Its roots are old and its practice common: Whether gift cards, concert tickets, or a retainer paid to your lawyer, the idea of paying ahead of receiving the intended merchandise, or the agreed-upon service, is implemented with great versatility.
What drives this practice? The service provider surely loves it. Payment is assured, float is collected, and in many cases, interchange fees are not paid. No downside! But from the payor’s point of view, the picture is more complex. Generally speaking, a payor finds it advantageous to hold his money completely fungible until the moment of the transaction. Prepaying is pre-limiting the funds. It amounts to losing spending flexibility and losing potential interest. Why bother?

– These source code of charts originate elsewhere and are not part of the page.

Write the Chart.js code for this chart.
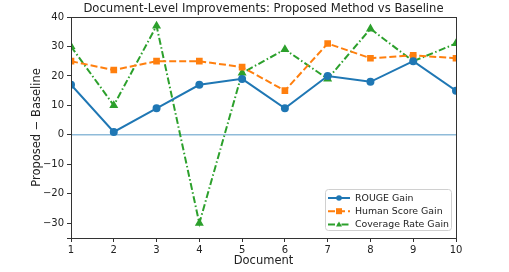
<!DOCTYPE html>
<html>
<head>
<meta charset="utf-8">
<script src="https://cdn.jsdelivr.net/npm/chart.js@4/dist/chart.umd.min.js"></script>
<style>
  html, body { margin: 0; padding: 0; background: #fff; }
  #wrap { width: 509px; height: 272px; }
</style>
</head>
<body>
<div id="wrap"><canvas id="c"></canvas></div>
<script>
// data
const documents = [1, 2, 3, 4, 5, 6, 7, 8, 9, 10];
const rougeGain = [17, 1, 9, 17, 19, 9, 20, 18, 25, 15];
const humanGain = [25, 22, 25, 25, 23, 15, 31, 26, 27, 26];
const coverageGain = [30, 10, 37, -30, 21, 29, 19, 36, 25, 31];
const baselineY = [0, 0];

const titleText = 'Document-Level Improvements: Proposed Method vs Baseline';
const FONT = 'DejaVu Sans';

function pts(ys) {
    return documents.map((d, i) => ({ x: d, y: ys[i] }));
}

// title, box frame and an inside legend (lower right) like matplotlib
const framePlugin = {
    id: 'frame',
    afterDatasetsDraw(chart) {
        const { ctx, chartArea: a } = chart;
        ctx.save();
        ctx.strokeStyle = '#333';
        ctx.lineWidth = 1;
        ctx.strokeRect(a.left + 0.5, a.top + 0.5, a.right - a.left, a.bottom - a.top);

        ctx.fillStyle = '#222';
        ctx.font = '11.6px "' + FONT + '"';
        ctx.textAlign = 'center';
        ctx.textBaseline = 'middle';
        ctx.fillText(titleText, (a.left + a.right) / 2, 9);

        // legend
        const bx = 325, by = 189, bw = 126, bh = 41;
        ctx.fillStyle = 'rgba(255,255,255,0.85)';
        ctx.strokeStyle = '#d0d0d0';
        ctx.beginPath();
        ctx.roundRect(bx + 0.5, by + 0.5, bw, bh, 3);
        ctx.fill();
        ctx.stroke();
        ctx.font = '9.4px "' + FONT + '"';
        ctx.textAlign = 'left';
        const rows = chart.data.datasets.filter(ds => ds.label);
        rows.forEach((ds, i) => {
            const y = 198 + i * 13.2;
            ctx.strokeStyle = ds.borderColor;
            ctx.lineWidth = 2;
            ctx.setLineDash(ds.borderDash || []);
            ctx.beginPath();
            ctx.moveTo(328, y);
            ctx.lineTo(350, y);
            ctx.stroke();
            ctx.setLineDash([]);
            ctx.fillStyle = ds.borderColor;
            ctx.beginPath();
            if (ds.pointStyle === 'rect') {
                ctx.rect(339 - 3, y - 3, 6, 6);
            } else if (ds.pointStyle === 'triangle') {
                ctx.moveTo(339, y - 3);
                ctx.lineTo(342, y + 2.2);
                ctx.lineTo(336, y + 2.2);
                ctx.closePath();
            } else {
                ctx.arc(339, y, 2.8, 0, Math.PI * 2);
            }
            ctx.fill();
            ctx.fillStyle = '#222';
            ctx.fillText(ds.label, 355, y + 0.5);
        });
        ctx.restore();
    }
};

const ctx = document.getElementById('c').getContext('2d');
new Chart(ctx, {
    type: 'line',
    data: {
        datasets: [
            {
                data: [{ x: 1, y: baselineY[0] }, { x: 10, y: baselineY[1] }],
                borderColor: 'rgba(31,119,180,0.5)',
                borderWidth: 1.5,
                pointRadius: 0,
                order: 5
            },
            {
                label: 'ROUGE Gain',
                data: pts(rougeGain),
                borderColor: '#1f77b4',
                backgroundColor: '#1f77b4',
                borderWidth: 2,
                pointStyle: 'circle',
                pointRadius: 3,
                tension: 0
            },
            {
                label: 'Human Score Gain',
                data: pts(humanGain),
                borderColor: '#ff7f0e',
                backgroundColor: '#ff7f0e',
                borderWidth: 2,
                borderDash: [7, 3],
                pointStyle: 'rect',
                pointRadius: 3.3,
                tension: 0
            },
            {
                label: 'Coverage Rate Gain',
                data: pts(coverageGain),
                borderColor: '#2ca02c',
                backgroundColor: '#2ca02c',
                borderWidth: 2,
                borderDash: [7, 2.5, 1.5, 2.5],
                pointStyle: 'triangle',
                pointRadius: 3.2,
                tension: 0
            }
        ]
    },
    options: {
        responsive: true,
        maintainAspectRatio: false,
        animation: false,
        layout: { padding: { top: 17, right: 53, left: 0, bottom: 0 } },
        plugins: {
            legend: { display: false },
            title: { display: false },
            tooltip: { enabled: false }
        },
        scales: {
            x: {
                type: 'linear',
                min: 1,
                max: 10,
                grid: { display: true, drawOnChartArea: false, drawTicks: true, tickLength: 4, color: '#333' },
                border: { display: true, color: '#333' },
                ticks: { stepSize: 1, color: '#222', font: { family: FONT, size: 10 }, padding: 2, maxRotation: 0 },
                title: { display: true, text: 'Document', color: '#222', font: { family: FONT, size: 11.5 }, padding: { top: 0, bottom: 4 } },
                afterFit(scale) { scale.height = 34; }
            },
            y: {
                min: -35,
                max: 40,
                grid: { display: true, drawOnChartArea: false, drawTicks: true, tickLength: 4, color: '#333' },
                border: { display: true, color: '#333' },
                ticks: {
                    stepSize: 10,
                    color: '#222',
                    font: { family: FONT, size: 10 },
                    padding: 3,
                    callback: v => (v === -35 ? '' : String(v).replace('-', '\u2212'))
                },
                title: { display: true, text: 'Proposed \u2212 Baseline', color: '#222', font: { family: FONT, size: 11.5 }, padding: { top: 30, bottom: 0 } },
                afterFit(scale) { scale.width = 71; }
            }
        }
    },
    plugins: [framePlugin]
});
</script>
</body>
</html>
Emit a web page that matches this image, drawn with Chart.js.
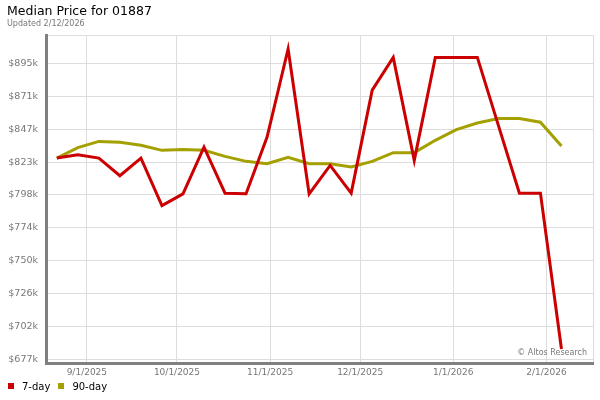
<!DOCTYPE html>
<html>
<head>
<meta charset="utf-8">
<script src="https://cdn.jsdelivr.net/npm/chart.js@4/dist/chart.umd.min.js"></script>
<style>
  body { margin:0; background:#fff; font-family:'DejaVu Sans', sans-serif; }
  #wrap { position:relative; width:600px; height:400px; }
  #priceChart { position:absolute; left:0; top:0; }
  .title { position:absolute; left:7px; top:3px; font-size:12.5px; color:#000; }
  .sub { position:absolute; left:7px; top:19px; font-size:8px; color:#777; }
  .credit { position:absolute; right:13px; top:348px; font-size:8px; color:#777; }
  #legend { position:absolute; left:8px; top:381px; font-size:10px; color:#000; }
  #legend span.item { margin-right:8px; }
  #legend i { display:inline-block; width:6px; height:6px; margin-right:8px; vertical-align:1px; }
</style>
</head>
<body>
<div id="wrap">
  <canvas id="priceChart" width="600" height="400"></canvas>
  <div class="title">Median Price for 01887</div>
  <div class="sub">Updated 2/12/2026</div>
  <div class="credit">&copy; Altos Research</div>
  <div id="legend"></div>
</div>
<script>
// Weekly data points
const weeks = [
  '2025-08-22','2025-08-29','2025-09-05','2025-09-12','2025-09-19','2025-09-26',
  '2025-10-03','2025-10-10','2025-10-17','2025-10-24','2025-10-31','2025-11-07',
  '2025-11-14','2025-11-21','2025-11-28','2025-12-05','2025-12-12','2025-12-19',
  '2025-12-26','2026-01-02','2026-01-09','2026-01-16','2026-01-23','2026-01-30',
  '2026-02-06'
];
const price7day = [
  825500, 828000, 825500, 812500, 825500, 790600, 799200, 833600, 799700, 799200,
  841000, 905800, 799200, 820100, 799700, 875500, 899600, 823800, 899600, 899600,
  899600, 849600, 799700, 799700, 685000
];
const price90day = [
  825500, 833200, 837800, 837100, 834900, 831200, 831900, 831200, 826800, 823100,
  821400, 826000, 821400, 821400, 818900, 823100, 829500, 829500, 838600, 846500,
  851300, 854600, 854600, 851900, 834400
];
const yTicks = [677400, 701600, 725800, 750000, 774200, 798400, 822600, 846800, 871000, 895200];
const xTicks = ['2025-09-01','2025-10-01','2025-11-01','2025-12-01','2026-01-01','2026-02-01'];

const seriesNames = ['7-day', '90-day'];
const seriesColors = ['#cc0000', '#a3a000'];

function dayNum(s){
  const [y,m,d] = s.split('-').map(Number);
  return Date.UTC(y, m-1, d) / 86400000;
}
function dateLabel(n){
  const d = new Date(n * 86400000);
  return (d.getUTCMonth()+1) + '/' + d.getUTCDate() + '/' + d.getUTCFullYear();
}

const xMin = dayNum(xTicks[0]) - 13.6;
const xMax = dayNum(xTicks[xTicks.length-1]) + 15.5;
const yMin = 674700, yMax = 916100;

const tickFont = { family:'DejaVu Sans', size:9 };

const ctx = document.getElementById('priceChart').getContext('2d');
const priceChart = new Chart(ctx, {
  type:'line',
  data:{
    datasets: [price7day, price90day].map((vals, i) => ({
      label: seriesNames[i],
      data: vals.map((v, j) => ({ x: dayNum(weeks[j]), y: v })),
      borderColor: seriesColors[i],
      borderWidth: 3,
      pointRadius: 0,
      tension: 0,
      fill: false
    }))
  },
  options:{
    responsive:false,
    animation:false,
    layout:{ padding:{ top:35, right:7, left:0, bottom:0 } },
    plugins:{ legend:{ display:false }, tooltip:{ enabled:false } },
    scales:{
      x:{
        type:'linear', min:xMin, max:xMax,
        afterFit: s => { s.height = 37; },
        afterBuildTicks: s => {
          s.ticks = [{value:xMin}].concat(xTicks.map(t => ({ value: dayNum(t) })), [{value:xMax}]);
        },
        ticks:{
          autoSkip:false, maxRotation:0, padding:4, color:'#777', font:tickFont,
          callback: (v) => (v === xMin || v === xMax) ? '' : dateLabel(v)
        },
        grid:{ color:'#dddddd', drawTicks:false },
        border:{ color:'#808080', width:3 }
      },
      y:{
        type:'linear', min:yMin, max:yMax,
        afterFit: s => { s.width = 46; },
        afterBuildTicks: s => {
          s.ticks = [{value:yMin}].concat(yTicks.map(v => ({ value: v })), [{value:yMax}]);
        },
        ticks:{
          autoSkip:false, padding:8, color:'#777', font:{ family:'DejaVu Sans', size:9.5 },
          callback: (v) => (v === yMin || v === yMax) ? '' : '$' + Math.round(v/1000) + 'k'
        },
        grid:{ color:'#dddddd', drawTicks:false },
        border:{ color:'#808080', width:3 }
      }
    }
  }
});

// Legend
document.getElementById('legend').innerHTML = seriesNames.map((n, i) =>
  `<span class="item"><i style="background:${seriesColors[i]}"></i>${n}</span>`).join('');
</script>
</body>
</html>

Looking deeper into this market, it becomes clear that in many instances the payor is not the owner of the prepaid funds. A third party has a role in the scheme. Gift cards are paid for by the gift giver and used by the gift recipient. Food stamps (in the form of electronic benefits cards) are paid for by the taxpayer and used by the benefit recipients. In cases like these, the prepaid option offers a clear advantage: it guarantees the money will be spent as intended by the giver.
Prepaid money in these instances is regarded as tethered money. That’s money that can be used only in accordance with well-defined terms. We have seen in previous columns that the most impactful attribute of digital money is its being so naturally tethered to a particular owner, to a particular use, to a set time frame, and so on. This agreement in form suggests a functional marriage between digital-money technology and prepaid money.

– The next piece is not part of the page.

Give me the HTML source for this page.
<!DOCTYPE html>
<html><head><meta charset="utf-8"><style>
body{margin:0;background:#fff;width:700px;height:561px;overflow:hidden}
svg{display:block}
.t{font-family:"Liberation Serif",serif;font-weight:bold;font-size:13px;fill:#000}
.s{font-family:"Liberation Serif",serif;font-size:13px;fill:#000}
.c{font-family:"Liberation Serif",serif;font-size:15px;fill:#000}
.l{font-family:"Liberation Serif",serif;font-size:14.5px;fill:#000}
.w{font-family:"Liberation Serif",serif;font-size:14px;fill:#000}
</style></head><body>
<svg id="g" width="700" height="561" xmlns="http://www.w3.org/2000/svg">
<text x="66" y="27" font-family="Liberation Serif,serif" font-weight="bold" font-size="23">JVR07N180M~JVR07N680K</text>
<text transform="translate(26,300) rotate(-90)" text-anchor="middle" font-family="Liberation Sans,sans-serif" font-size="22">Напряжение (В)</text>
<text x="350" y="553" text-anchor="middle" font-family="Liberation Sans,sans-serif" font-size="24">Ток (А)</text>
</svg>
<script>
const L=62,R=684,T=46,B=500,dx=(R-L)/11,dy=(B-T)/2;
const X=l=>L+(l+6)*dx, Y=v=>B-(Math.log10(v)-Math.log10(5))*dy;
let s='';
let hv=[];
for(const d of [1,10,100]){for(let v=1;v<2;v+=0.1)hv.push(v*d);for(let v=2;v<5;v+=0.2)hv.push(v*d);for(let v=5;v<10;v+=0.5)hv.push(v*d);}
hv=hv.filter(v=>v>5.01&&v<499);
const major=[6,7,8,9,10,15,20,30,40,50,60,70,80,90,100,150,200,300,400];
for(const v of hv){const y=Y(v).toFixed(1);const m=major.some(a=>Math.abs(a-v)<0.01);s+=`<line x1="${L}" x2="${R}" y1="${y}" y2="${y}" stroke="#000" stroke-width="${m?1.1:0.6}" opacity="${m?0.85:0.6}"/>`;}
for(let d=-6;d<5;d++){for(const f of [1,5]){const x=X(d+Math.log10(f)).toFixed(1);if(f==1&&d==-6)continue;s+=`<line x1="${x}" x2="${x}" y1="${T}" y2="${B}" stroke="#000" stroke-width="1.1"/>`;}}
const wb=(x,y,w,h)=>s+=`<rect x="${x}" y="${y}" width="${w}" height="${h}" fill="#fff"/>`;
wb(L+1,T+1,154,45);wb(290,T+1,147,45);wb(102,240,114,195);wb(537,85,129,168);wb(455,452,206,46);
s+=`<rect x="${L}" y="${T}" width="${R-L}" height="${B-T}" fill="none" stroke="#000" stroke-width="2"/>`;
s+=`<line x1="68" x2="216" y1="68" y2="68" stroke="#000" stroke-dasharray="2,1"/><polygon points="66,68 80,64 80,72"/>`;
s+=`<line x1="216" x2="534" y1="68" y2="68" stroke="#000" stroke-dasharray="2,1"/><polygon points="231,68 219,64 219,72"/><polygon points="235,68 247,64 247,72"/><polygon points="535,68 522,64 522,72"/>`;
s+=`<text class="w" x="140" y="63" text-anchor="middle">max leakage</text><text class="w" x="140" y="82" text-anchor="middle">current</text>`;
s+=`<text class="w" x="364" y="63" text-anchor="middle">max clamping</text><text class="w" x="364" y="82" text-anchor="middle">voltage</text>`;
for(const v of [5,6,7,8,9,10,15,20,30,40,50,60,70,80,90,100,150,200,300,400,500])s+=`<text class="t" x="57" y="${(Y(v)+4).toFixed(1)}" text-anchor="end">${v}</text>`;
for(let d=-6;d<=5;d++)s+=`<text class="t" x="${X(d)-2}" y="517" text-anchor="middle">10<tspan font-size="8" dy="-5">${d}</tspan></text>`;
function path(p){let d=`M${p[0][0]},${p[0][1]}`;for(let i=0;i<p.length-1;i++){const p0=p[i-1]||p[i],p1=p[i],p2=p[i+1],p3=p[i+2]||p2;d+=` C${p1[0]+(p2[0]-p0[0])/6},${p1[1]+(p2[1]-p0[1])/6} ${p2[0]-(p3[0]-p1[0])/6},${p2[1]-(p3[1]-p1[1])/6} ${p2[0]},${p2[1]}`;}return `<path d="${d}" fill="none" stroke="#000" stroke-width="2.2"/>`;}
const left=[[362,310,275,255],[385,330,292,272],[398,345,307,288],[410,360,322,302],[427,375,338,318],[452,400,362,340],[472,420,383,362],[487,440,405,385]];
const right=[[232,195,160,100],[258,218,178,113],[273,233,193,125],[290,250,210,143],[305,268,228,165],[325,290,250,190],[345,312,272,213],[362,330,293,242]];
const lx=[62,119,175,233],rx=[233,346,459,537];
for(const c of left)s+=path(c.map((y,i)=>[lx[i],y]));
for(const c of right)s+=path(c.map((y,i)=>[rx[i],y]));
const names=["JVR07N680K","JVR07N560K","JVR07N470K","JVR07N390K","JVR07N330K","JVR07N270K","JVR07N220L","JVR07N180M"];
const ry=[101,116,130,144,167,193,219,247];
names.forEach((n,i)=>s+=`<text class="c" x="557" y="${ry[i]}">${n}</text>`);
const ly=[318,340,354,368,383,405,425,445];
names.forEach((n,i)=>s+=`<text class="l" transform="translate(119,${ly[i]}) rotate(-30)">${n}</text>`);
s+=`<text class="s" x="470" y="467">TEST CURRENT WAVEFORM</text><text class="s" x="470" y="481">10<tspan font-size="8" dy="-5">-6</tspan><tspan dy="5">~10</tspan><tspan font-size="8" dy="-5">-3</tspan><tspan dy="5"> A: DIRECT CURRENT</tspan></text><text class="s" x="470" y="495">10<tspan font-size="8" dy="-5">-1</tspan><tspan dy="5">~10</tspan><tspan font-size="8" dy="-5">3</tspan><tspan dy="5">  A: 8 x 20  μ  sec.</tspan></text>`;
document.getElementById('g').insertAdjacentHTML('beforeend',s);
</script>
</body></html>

In 2003, some $1 billion was prepaid into general-purpose cards. In 2012, that sum was 65 times higher. The main driver behind this surge is the growing economy of the unbanked, the underbanked, and the privacy-conscious, as well as the soaring market for loyalty money, reward points, and coupons.

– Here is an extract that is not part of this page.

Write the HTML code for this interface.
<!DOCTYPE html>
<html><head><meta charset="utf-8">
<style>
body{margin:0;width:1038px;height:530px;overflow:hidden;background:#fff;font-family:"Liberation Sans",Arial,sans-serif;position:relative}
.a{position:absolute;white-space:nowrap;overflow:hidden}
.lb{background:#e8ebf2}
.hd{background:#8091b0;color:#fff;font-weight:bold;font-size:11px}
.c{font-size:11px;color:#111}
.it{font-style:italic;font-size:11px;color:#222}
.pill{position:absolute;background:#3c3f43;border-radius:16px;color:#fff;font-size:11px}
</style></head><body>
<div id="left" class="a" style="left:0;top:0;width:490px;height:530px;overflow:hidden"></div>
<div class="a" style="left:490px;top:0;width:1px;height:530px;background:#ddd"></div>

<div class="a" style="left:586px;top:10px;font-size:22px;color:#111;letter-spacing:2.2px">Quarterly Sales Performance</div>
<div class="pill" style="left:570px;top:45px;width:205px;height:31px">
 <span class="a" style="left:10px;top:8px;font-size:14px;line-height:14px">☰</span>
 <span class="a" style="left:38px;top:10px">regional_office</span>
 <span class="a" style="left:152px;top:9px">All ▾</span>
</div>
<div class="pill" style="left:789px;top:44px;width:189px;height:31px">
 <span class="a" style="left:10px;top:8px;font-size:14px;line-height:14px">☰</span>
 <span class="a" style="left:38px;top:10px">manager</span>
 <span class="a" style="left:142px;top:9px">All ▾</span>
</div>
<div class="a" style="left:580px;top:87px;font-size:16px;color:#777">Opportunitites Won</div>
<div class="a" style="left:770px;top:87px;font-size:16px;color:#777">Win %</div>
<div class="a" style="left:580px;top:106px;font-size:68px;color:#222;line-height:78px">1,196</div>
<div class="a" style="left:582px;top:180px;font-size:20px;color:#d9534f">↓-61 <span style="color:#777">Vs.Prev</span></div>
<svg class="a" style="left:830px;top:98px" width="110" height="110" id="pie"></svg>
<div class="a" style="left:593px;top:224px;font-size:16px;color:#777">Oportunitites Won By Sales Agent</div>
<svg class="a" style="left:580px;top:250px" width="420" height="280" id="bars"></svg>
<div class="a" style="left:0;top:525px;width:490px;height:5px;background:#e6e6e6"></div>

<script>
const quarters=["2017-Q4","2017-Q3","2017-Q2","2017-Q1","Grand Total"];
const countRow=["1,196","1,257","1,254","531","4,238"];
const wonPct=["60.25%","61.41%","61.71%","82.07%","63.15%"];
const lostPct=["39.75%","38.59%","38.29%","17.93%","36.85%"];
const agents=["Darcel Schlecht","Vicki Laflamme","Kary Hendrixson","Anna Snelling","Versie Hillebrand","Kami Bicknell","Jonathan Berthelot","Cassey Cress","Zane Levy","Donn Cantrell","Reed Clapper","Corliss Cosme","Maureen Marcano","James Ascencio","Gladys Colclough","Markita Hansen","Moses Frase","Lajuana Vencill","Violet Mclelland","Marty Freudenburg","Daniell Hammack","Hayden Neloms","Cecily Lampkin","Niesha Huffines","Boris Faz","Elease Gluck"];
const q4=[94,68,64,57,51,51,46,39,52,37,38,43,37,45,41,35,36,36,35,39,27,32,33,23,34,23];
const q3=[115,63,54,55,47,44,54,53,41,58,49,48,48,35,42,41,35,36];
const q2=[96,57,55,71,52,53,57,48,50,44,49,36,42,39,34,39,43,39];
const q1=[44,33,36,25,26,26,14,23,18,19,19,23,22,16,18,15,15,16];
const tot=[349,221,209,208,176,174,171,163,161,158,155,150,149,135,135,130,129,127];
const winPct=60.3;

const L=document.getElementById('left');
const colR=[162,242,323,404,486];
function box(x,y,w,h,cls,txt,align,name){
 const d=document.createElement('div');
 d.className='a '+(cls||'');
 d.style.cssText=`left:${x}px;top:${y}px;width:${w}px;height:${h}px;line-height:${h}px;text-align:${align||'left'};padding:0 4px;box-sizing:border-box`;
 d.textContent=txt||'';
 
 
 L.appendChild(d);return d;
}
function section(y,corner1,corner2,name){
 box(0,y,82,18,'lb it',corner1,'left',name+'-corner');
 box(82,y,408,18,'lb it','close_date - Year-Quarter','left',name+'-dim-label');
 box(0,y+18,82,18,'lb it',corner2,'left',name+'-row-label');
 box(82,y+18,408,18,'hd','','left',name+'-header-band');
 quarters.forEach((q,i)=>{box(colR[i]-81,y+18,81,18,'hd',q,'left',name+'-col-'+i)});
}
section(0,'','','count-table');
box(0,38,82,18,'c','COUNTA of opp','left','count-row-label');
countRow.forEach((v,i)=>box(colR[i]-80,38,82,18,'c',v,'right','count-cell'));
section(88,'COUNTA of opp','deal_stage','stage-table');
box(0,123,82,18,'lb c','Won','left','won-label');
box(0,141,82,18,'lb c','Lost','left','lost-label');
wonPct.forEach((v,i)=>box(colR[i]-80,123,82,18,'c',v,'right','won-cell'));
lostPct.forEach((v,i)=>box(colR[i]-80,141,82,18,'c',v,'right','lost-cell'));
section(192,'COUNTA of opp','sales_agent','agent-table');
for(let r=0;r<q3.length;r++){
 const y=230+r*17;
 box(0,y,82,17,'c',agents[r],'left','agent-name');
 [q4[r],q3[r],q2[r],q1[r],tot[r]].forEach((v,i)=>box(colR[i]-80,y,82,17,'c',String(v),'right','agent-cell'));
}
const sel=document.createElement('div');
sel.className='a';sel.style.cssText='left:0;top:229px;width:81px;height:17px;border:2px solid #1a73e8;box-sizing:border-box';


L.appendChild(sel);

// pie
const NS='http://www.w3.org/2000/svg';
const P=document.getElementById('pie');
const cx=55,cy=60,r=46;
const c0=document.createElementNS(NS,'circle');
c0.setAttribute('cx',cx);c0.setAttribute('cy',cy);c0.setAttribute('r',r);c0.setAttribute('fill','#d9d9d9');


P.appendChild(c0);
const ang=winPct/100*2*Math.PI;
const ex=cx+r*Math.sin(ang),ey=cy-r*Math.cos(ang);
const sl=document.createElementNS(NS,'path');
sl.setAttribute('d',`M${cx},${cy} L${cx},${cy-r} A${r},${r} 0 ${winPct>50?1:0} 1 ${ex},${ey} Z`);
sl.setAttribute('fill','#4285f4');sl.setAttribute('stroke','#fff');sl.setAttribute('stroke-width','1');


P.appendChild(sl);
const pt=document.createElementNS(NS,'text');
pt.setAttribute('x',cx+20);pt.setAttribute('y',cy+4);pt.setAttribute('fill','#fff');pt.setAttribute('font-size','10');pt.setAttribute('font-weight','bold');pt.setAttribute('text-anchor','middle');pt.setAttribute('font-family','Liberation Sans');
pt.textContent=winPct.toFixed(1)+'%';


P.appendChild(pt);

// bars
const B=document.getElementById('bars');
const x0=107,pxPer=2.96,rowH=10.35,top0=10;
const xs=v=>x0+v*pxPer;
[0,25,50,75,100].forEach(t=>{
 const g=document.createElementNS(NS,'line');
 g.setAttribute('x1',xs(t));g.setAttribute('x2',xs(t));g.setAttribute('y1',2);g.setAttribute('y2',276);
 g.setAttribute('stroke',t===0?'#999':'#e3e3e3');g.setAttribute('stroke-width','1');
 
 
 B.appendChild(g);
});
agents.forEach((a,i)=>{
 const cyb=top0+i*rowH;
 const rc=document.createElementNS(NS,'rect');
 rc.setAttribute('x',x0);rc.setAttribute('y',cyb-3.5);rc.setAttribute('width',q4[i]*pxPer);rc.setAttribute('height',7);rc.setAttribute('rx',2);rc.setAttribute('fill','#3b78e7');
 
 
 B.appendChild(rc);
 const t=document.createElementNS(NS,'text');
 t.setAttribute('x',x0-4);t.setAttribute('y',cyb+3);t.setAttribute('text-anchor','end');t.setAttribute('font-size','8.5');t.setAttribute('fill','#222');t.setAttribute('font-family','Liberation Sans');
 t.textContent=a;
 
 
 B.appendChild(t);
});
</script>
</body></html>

The networks have been quick to see this trend and now offer reloadable cards, which can be paid for in cash but used in cyberspace side by side with the common credit card. Government regulators also see this trend, and new regulations are coming to protect the prepaid consumer.
Much has been made of the clear advantages of prepaid transactions with respect to security and privacy. And as mega-breaches of millions of credit cards keep happening, the prepaid advantage soars into prominence. Is there a profound conclusion here waiting to be drawn? Come to think of it, the greenback started as “prepaid gold” before it evolved into a currency in its own right. The difference was that, at least theoretically, paper dollars were completely reversible to chunks of gold.
With modern prepaid devices, we do have limited reversibility (general-purpose prepaid cards allow cash withdrawal at ATMs), but in general these schemes are irreversible. Let us turn them into a completely reversible form of money. This will remove the psychological barrier against purchasing them.
And we need another adjustment: Make prepaid more versatile, more ad hoc, and increasingly frictionless. Case in point: Thrown off my bike, I fractured my shoulder. My doctor sent me for an X-ray. I filled out the paperwork for my insurer to pay later. Instead, my insurer could have prepaid by sending a digital payment code to my phone, allowing me to shop for a place that would throw in a physiotherapy session for that payment.
This is ad hoc. It would be impractical to issue a card for this purpose. Also, if an existing card had been reloaded, I could have diverted the money elsewhere. But a digital payment code can include all the applicable terms and restrictions, fused cryptographically. Reversibility, combined with tethering prepaid money to an owner (using a pair of private/public keys, or a full name), when applied in conjunction with a smart phone, will do away with the current assortment of prepaid vehicles. And once it proliferates in full, it will turn the phone into our checking account, protected against theft and loss using the cryptographic equivalent of the old travelers checks.
Now stop and think. Prepaid in the form of a digital payment string is … what? It is digital currency! Not Bitcoin, which fluctuates in value, but more like BitMint, which simply reformats the old greenback into a sequence of bits—easy to store, easy to pay, easy to cryptosecure.